The Salvation Army’s State of the Nation 2023 report stated the number of victimisations for violent crime nationwide has increased by 33.4 per cent since 2017.
Meanwhile, retail crime, according to police statistics, has increased by 39 per cent in 2022 compared to 2021. There were 292 retail crime incidents every day in 2022, up from 140 per day in 2018.
Police have previously said some of the increase in reports of retail crime can be attributed to better reporting and recording methods.
Central Auckland has also been hit hard by the spike in ram raids during the past two years. Ram raids have increased nationwide by more than 500 per cent since 2018.
Recently released data from police showed 51 ram raids took place nationally in March, up 24 per cent from the 41 in February. This followed a lull after a high of 116 ram raids last August as police and the Government poured more resources into combating the issue.
Beck said Heart of the City had been working with police to create a plan to make people feel safe. She listed crime prevention measures she wanted to see.
“We have asked Government for more police and a stronger presence on the street, a downtown police station, better management of emergency housing, and effective mental health and addiction services for people who need help,” she said.
“It will be concerning if these longstanding requests are not reflected in the Budget tomorrow.”
Auckland City Police shut down its central city police station and moved its headquarters to Ponsonby in 2019.
Bridges said he’d also raised issues of violence and anti-social behaviour with authorities, including Prime Minister Chris Hipkins, Minister for Auckland Michael Wood, and Police Minister Ginny Andersen.
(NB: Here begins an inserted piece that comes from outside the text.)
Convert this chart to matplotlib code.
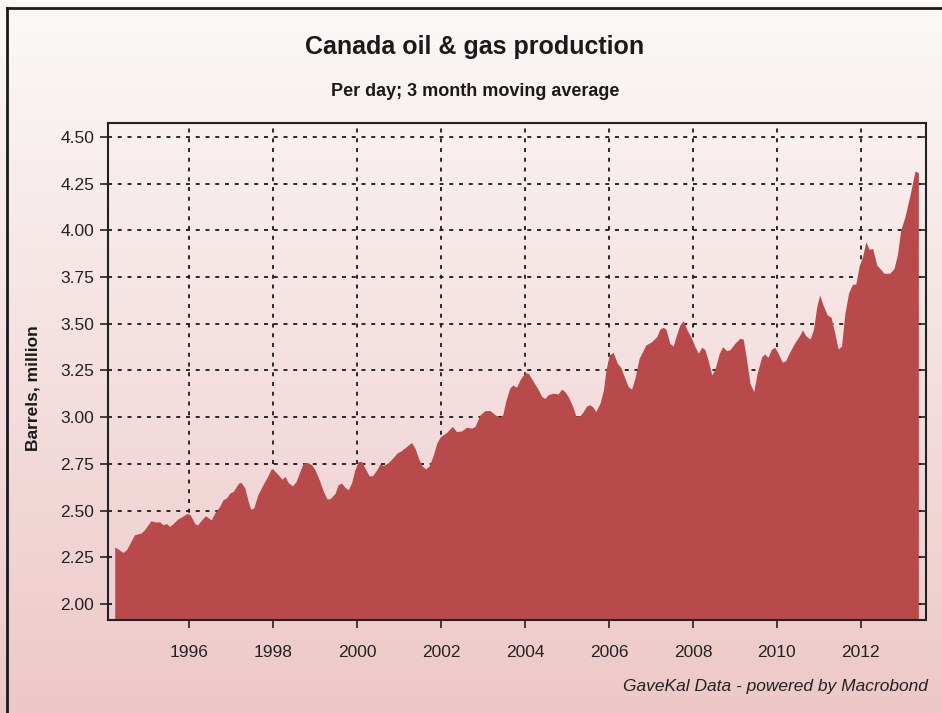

“So they are aware of the issues,” he said.
“I hope we see greater funding in the Budget around security in our city, but it’s more than a funding issue.
“Police need to be present in greater numbers in the CBD and need to show zero tolerance around violence and anti-social behaviour we sadly seem too ready to accept.”
Bridges said crime and safety were often the top issues businesses faced, according to surveys the chamber has done.
“This is a safety issue, but certainly a business issue as well. We need to see evidence our police treat it as such through increased presence and zero tolerance.”